Everyone knew the players on the roster this year were not part of the solution. They were always part of the problem. Almost all of them will be gone come 2015, spare Anthony and a couple of others. Seeing how they played last year, there should be no surprise that they have started sniping at each other. There should be no surprise that they are resisting some of the things the coach wants them to do and don't like doing a lot of the small hustle things good teams do (like cutting hard off the ball, getting back on defense, boxing out, pushing in transition more, etc.).
This is a bad basketball team led by a first-year head coach who has been thrown into the deep end of the pool with a bunch of sharks. Fisher will survive because he has the support of Jackson, but right now he is being eaten alive by a bad basketball team that he doesn't know how to fix. The players are already looking to bail on the triangle, not even two months into the season. Whether the triangle is the long-term solution or not, the players already bailing on it reflects more on them than it does the system.

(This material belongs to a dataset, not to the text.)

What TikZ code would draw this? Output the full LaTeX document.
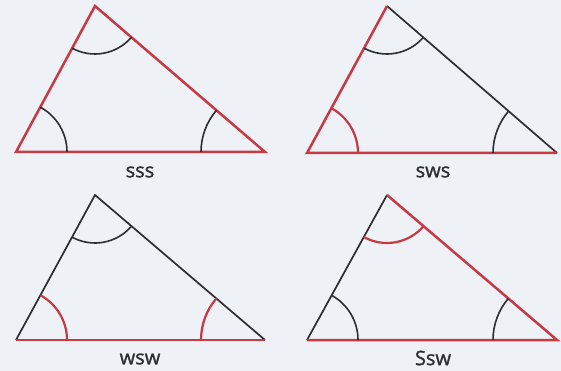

Now there's word that Anthony is considering resting his balky knee, which is probably the smart thing to do. If I were him I wouldn't want to put my career at risk to play with this group of players, whether he is part of the problem or not. Jackson is going to have to be very careful about the kinds of players he puts around Anthony if he wants this team to succeed in the next few years. It will require particular people, who will have to cover up his flaws on the court and help in the locker room.
December 15 is coming, and Jackson was wise to say he wouldn't make a move for the sake of making a move. But make no mistake about it: Change is coming, whether it's now or after the season. New York will see the last of this group of misfits. At the very least they will be leaving a nice parting gift, a likely top-three pick in next year's draft.